Chicago is failing to keep proper track of most police discipline except firings, watchdog finds

The city’s watchdog agency says poor recordkeeping is hindering the Chicago Police Department from properly tracking officers’ disciplinary histories.

The reason is that the records are siloed in three different places: the police department, the city’s Department of Human Resources and the Office of Public Safety Administration, according to a report released Tuesday by city Inspector General Deborah Witzburg.

The resulting “gaps” in recordkeeping hinder the police department’s ability to decide what kind of discipline to impose against cops when they’re hit with new allegations.

The report said there ought to be information regarding suspensions in officers’ personnel files, along with an “associated deduction of pay” in the relevant citywide databases. But the audit found that the necessary information in both databases was not reliably recorded.

“There can be no meaningful, credible accountability — and we cannot hope to foster public trust — if we cannot, at the most basic level, actually ensure that discipline is implemented where we have found misconduct,” Witzburg said in a statement.

An audit found the city was “inconsistent” in recording the final disciplinary decisions, such as reprimands and suspensions, although firings were properly recorded. The police department couldn’t show documentation for more than half the reprimands and more than a third of suspensions.

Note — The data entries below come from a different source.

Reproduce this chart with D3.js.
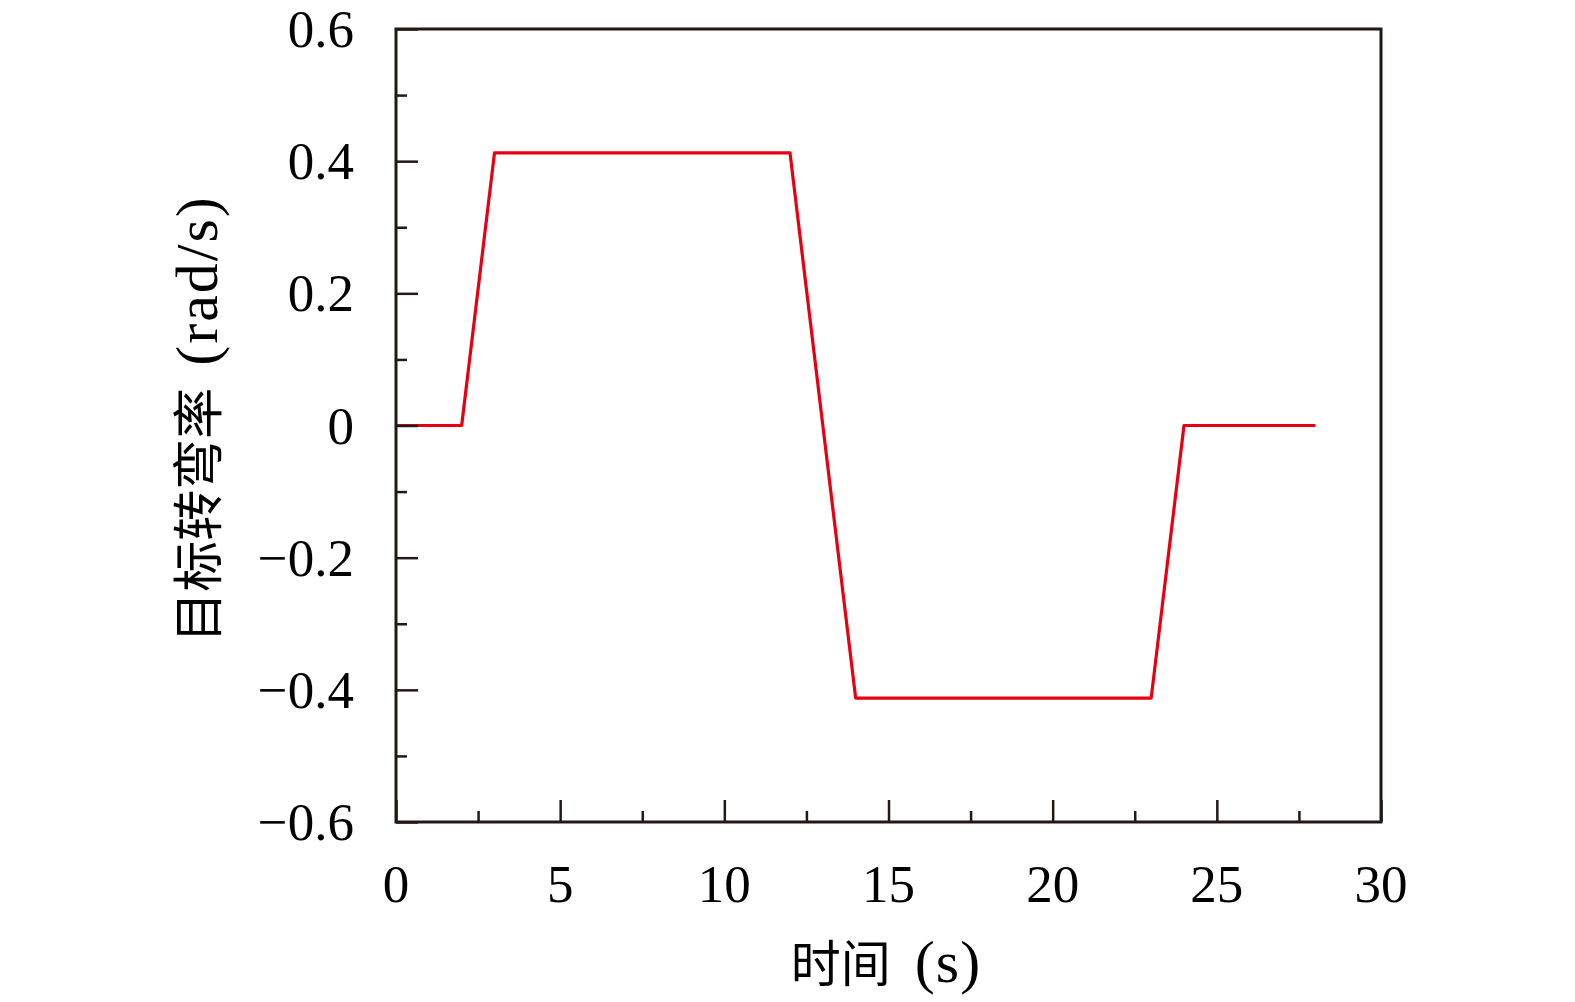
<!DOCTYPE html>
<html><head><meta charset="utf-8">
<script src="https://cdn.jsdelivr.net/npm/d3@7"></script>
<style>body{margin:0;background:#fff}svg{display:block}</style>
</head><body>
<svg id="c" width="1575" height="1002"></svg>
<script>
const timeS = [0, 2, 3, 12, 14, 23, 24, 28];
const turnRate = [0, 0, 0.4125, 0.4125, -0.4125, -0.4125, 0, 0];
const xTicks = [0, 5, 10, 15, 20, 25, 30];
const yTicks = [-0.6, -0.4, -0.2, 0, 0.2, 0.4, 0.6];
const xLabelCJK = "时间", xLabelUnit = "(s)";
const yLabelCJK = "目标转弯率", yLabelUnit = "(rad/s)";

const L = 396, R = 1381, T = 29, B = 822;
const svg = d3.select("#c");
const x = d3.scaleLinear().domain([0, 30]).range([L, R]);
const y = d3.scaleLinear().domain([-0.6, 0.6]).range([B, T]);
const axisColor = "#231815";
const serif = "'Liberation Serif','DejaVu Serif',serif";
const cjk = "'Noto Sans CJK SC',sans-serif";
const fmt = v => (v < 0 ? "\u2212" : "") + (v === 0 ? "0" : Math.abs(v).toFixed(1));

// line
const data = timeS.map((t, i) => [t, turnRate[i]]);
svg.append("path").datum(data)
  .attr("d", d3.line().x(d => x(d[0])).y(d => y(d[1])))
  .attr("fill", "none").attr("stroke", "#e60012").attr("stroke-width", 3.2)
  .attr("stroke-linejoin", "round");

// bottom axis (inward ticks)
const xMinor = d3.range(0, 30.01, 2.5).filter(v => !xTicks.includes(v));
const gx = svg.append("g").attr("transform", `translate(0,${B})`);
gx.call(d3.axisBottom(x).tickValues(xTicks).tickSize(-22).tickSizeOuter(0).tickFormat(() => ""));
gx.append("g").call(d3.axisBottom(x).tickValues(xMinor).tickSize(-11).tickSizeOuter(0).tickFormat(() => ""));
gx.selectAll(".domain").remove();
gx.selectAll("line").attr("stroke", axisColor).attr("stroke-width", 2.5);
gx.selectAll(".xl").data(xTicks).enter().append("text")
  .attr("x", d => x(d)).attr("y", 80).attr("text-anchor", "middle")
  .attr("font-family", serif).attr("font-size", 53).attr("fill", "#000").text(d => d);

// left axis
const yMinor = d3.range(-0.5, 0.51, 0.2).map(v => +v.toFixed(1));
const gy = svg.append("g").attr("transform", `translate(${L},0)`);
gy.call(d3.axisLeft(y).tickValues(yTicks).tickSize(-22).tickSizeOuter(0).tickFormat(() => ""));
gy.append("g").call(d3.axisLeft(y).tickValues(yMinor).tickSize(-11).tickSizeOuter(0).tickFormat(() => ""));
gy.selectAll(".domain").remove();
gy.selectAll("line").attr("stroke", axisColor).attr("stroke-width", 2.5);
gy.selectAll(".yl").data(yTicks).enter().append("text")
  .attr("x", -42).attr("y", d => y(d)).attr("dy", "0.34em").attr("text-anchor", "end")
  .attr("font-family", serif).attr("font-size", 53).attr("fill", "#000").text(fmt);

// frame
svg.append("rect").attr("x", L).attr("y", T).attr("width", R - L).attr("height", B - T)
  .attr("fill", "none").attr("stroke", axisColor).attr("stroke-width", 3);

// labels
const xl = svg.append("text").attr("x", 886).attr("y", 982).attr("text-anchor", "middle").attr("fill", "#000");
xl.append("tspan").attr("font-family", cjk).attr("font-size", 50).text(xLabelCJK);
xl.append("tspan").attr("dx", 24).attr("font-family", serif).attr("font-size", 60).attr("letter-spacing", 1).text(xLabelUnit);

const yl = svg.append("text").attr("transform", `translate(217,419) rotate(-90)`).attr("text-anchor", "middle").attr("fill", "#000");
yl.append("tspan").attr("font-family", cjk).attr("font-size", 51).text(yLabelCJK);
yl.append("tspan").attr("dx", 22).attr("font-family", serif).attr("font-size", 60).attr("letter-spacing", 2).text(yLabelUnit);
</script>
</body></html>
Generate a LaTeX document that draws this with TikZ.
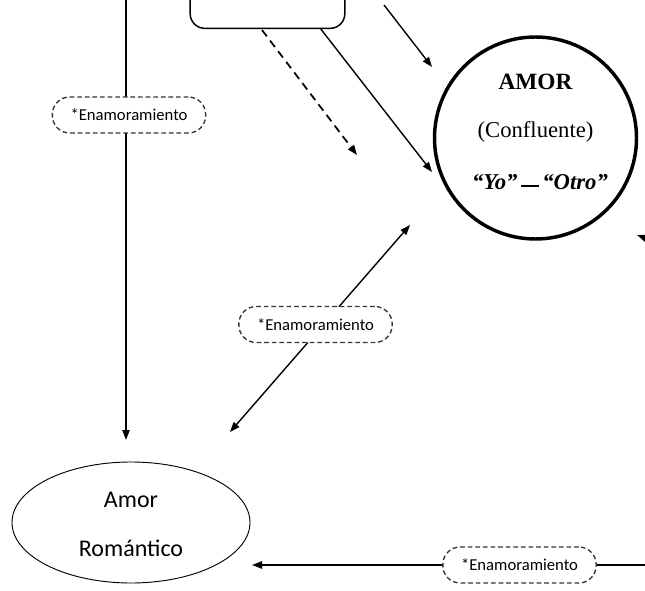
\documentclass[tikz,border=0pt]{standalone}
\usepackage{fontspec}
\setmainfont{Liberation Serif}
\newfontfamily\calib{Carlito}
\usetikzlibrary{arrows.meta,shapes.geometric}

\begin{document}
\begin{tikzpicture}[x=0.75pt,y=-0.75pt,
  tip/.tip={Triangle[length=7.5pt,width=5.5pt]},
  conn/.style={line width=1.05pt,-tip},
  both/.style={line width=1.05pt,tip-tip},
  dashconn/.style={line width=1.3pt,-tip,dash pattern=on 6pt off 4pt},
  tag/.style={draw=black!80,dash pattern=on 3.5pt off 2.2pt,line width=1pt,
    fill=white,rounded corners=13pt,minimum width=115pt,minimum height=27pt,
    inner sep=0pt,font=\calib\fontsize{12.5}{14}\selectfont},
  lbl/.style={inner sep=0pt},
]
\useasboundingbox (0,0) rectangle (645,591);
\clip (0,0) rectangle (645,591);

% main shapes
\node[draw,line width=1.1pt,rounded corners=11pt,minimum width=116pt,
      minimum height=44pt] (src) at (267.5,-1) {};
\node[circle,draw,line width=2.6pt,minimum size=151.5pt,inner sep=0pt] (amor) at (535.5,138) {};
\node[ellipse,draw,line width=0.7pt,minimum width=178.5pt,minimum height=90.75pt,
      inner sep=0pt] (rom) at (131,522.5) {};

% circle text
\node[lbl,font=\fontsize{17.5}{20}\selectfont\bfseries] (amorT) at (535.5,82) {AMOR};
\node[lbl,font=\fontsize{17}{20}\selectfont] (conf) at (535.5,132) {(Confluente)};
\node[lbl,font=\fontsize{17}{20}\selectfont\bfseries\itshape] (yo) at (540,182)
  {“Yo”\,\rule[1.5pt]{13pt}{2pt}\,“Otro”};

% ellipse text
\node[lbl,font=\calib\fontsize{18}{21}\selectfont] (romA) at (131,500) {Amor};
\node[lbl,font=\calib\fontsize{18}{21}\selectfont] (romB) at (131,548) {Romántico};

% connector end points
\coordinate (v0) at (126,-5);
\coordinate (v1) at (126,440);
\coordinate (d0) at (262,30);
\coordinate (d1) at (357,155);
\coordinate (s0) at (320,28);
\coordinate (s1) at (432,172);
\coordinate (t0) at (384,5);
\coordinate (t1) at (432,67);
\coordinate (r0) at (662,244);
\coordinate (r1) at (637,235);
\coordinate (b0) at (410,225);
\coordinate (b1) at (230,432);
\coordinate (h0) at (650,565);
\coordinate (h1) at (252,565);

% connectors
\draw[conn] (v0) -- (v1);
\draw[dashconn] (d0) -- (d1);
\draw[conn] (s0) -- (s1);
\draw[conn] (t0) -- (t1);
\draw[conn] (r0) -- (r1);
\draw[both] (b1) -- (b0);
\draw[conn] (h0) -- (h1);

% labels on connectors
\node[tag] (tagA) at (129,115) {*Enamoramiento};
\node[tag] (tagB) at (315.5,324.5) {*Enamoramiento};
\node[tag] (tagC) at (519.5,565) {*Enamoramiento};
\end{tikzpicture}
\end{document}
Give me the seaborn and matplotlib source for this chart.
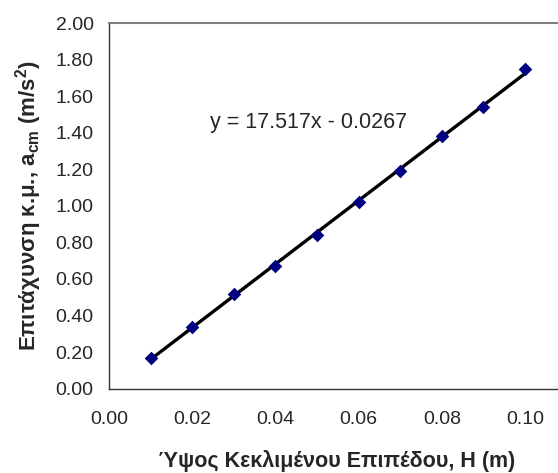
import numpy as np
import pandas as pd
import matplotlib.pyplot as plt
import seaborn as sns

# Data
height_m = [0.01, 0.02, 0.03, 0.04, 0.05, 0.06, 0.07, 0.08, 0.09, 0.10]
accel = [0.17, 0.34, 0.52, 0.67, 0.84, 1.02, 1.19, 1.38, 1.54, 1.75]
y_ticks = [0.0, 0.2, 0.4, 0.6, 0.8, 1.0, 1.2, 1.4, 1.6, 1.8, 2.0]
x_ticks = [0.0, 0.02, 0.04, 0.06, 0.08, 0.10]
equation = "y = 17.517x - 0.0267"

df = pd.DataFrame({"H": height_m, "a": accel})

sns.set_theme(style="white")
plt.rcParams["font.family"] = ["Liberation Sans", "DejaVu Sans"]
plt.rcParams["mathtext.fontset"] = "custom"
plt.rcParams["mathtext.rm"] = "Liberation Sans"
plt.rcParams["mathtext.bf"] = "Liberation Sans:bold"

fig = plt.figure(figsize=(5.58, 4.73), dpi=100)
# plot area runs off the right edge of the picture
ax = fig.add_axes([109 / 558, 84.3 / 473, 449 / 558, 365.7 / 473])

sns.regplot(data=df, x="H", y="a", ci=None, ax=ax,
            marker="D",
            scatter_kws={"color": "#000080", "s": 48, "linewidths": 0,
                         "alpha": 1, "zorder": 3},
            line_kws={"color": "black", "lw": 2.4, "zorder": 2})

ax.set_xlim(0, 449 / 4160)
ax.set_ylim(0, 2.0)
ax.set_xticks(x_ticks)
ax.set_yticks(y_ticks)
ax.set_xticklabels([f"{v:.2f}" for v in x_ticks], fontsize=14)
ax.set_yticklabels([f"{v:.2f}" for v in y_ticks], fontsize=14)
ax.tick_params(direction="out", length=5, width=1, color="#333333", pad=6)
ax.tick_params(axis="x", pad=11)

for side in ["left", "bottom"]:
    ax.spines[side].set_color("#333333")
    ax.spines[side].set_linewidth(1)
ax.spines["top"].set_color("#808080")
ax.spines["top"].set_linewidth(1.5)
ax.spines["right"].set_visible(False)

ax.text(0.0243, 1.456, equation, fontsize=15.5, va="center", ha="left")

ax.set_xlabel("Ύψος Κεκλιμένου Επιπέδου, H (m)", fontsize=15.5,
              fontweight="bold")
ax.xaxis.label.set_va("baseline")
ax.xaxis.set_label_coords(0.508, -0.214)
ax.set_ylabel(r"Επιτάχυνση κ.μ., a$_{\mathbf{cm}}$ (m/s$^{\mathbf{2}}$)",
              fontsize=16, fontweight="bold", labelpad=8)

fig.savefig("out.png", dpi=100)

Witzburg, who’s leaving office in April, has also warned about a rising number of unresolved disciplinary complaints against cops because of a court battle between the city and the Fraternal Order of Police.

A court decision allowed cops to have serious disciplinary complaints heard for the first time by an arbitrator instead of the Chicago Police Board. Now the FOP is fighting to keep those arbitration hearings closed to the public.

As the court case drags on, complaints are piling up because most cops are opting to take their cases to arbitration, but those hearings can’t begin until a decision is reached on whether they’ll be open or closed.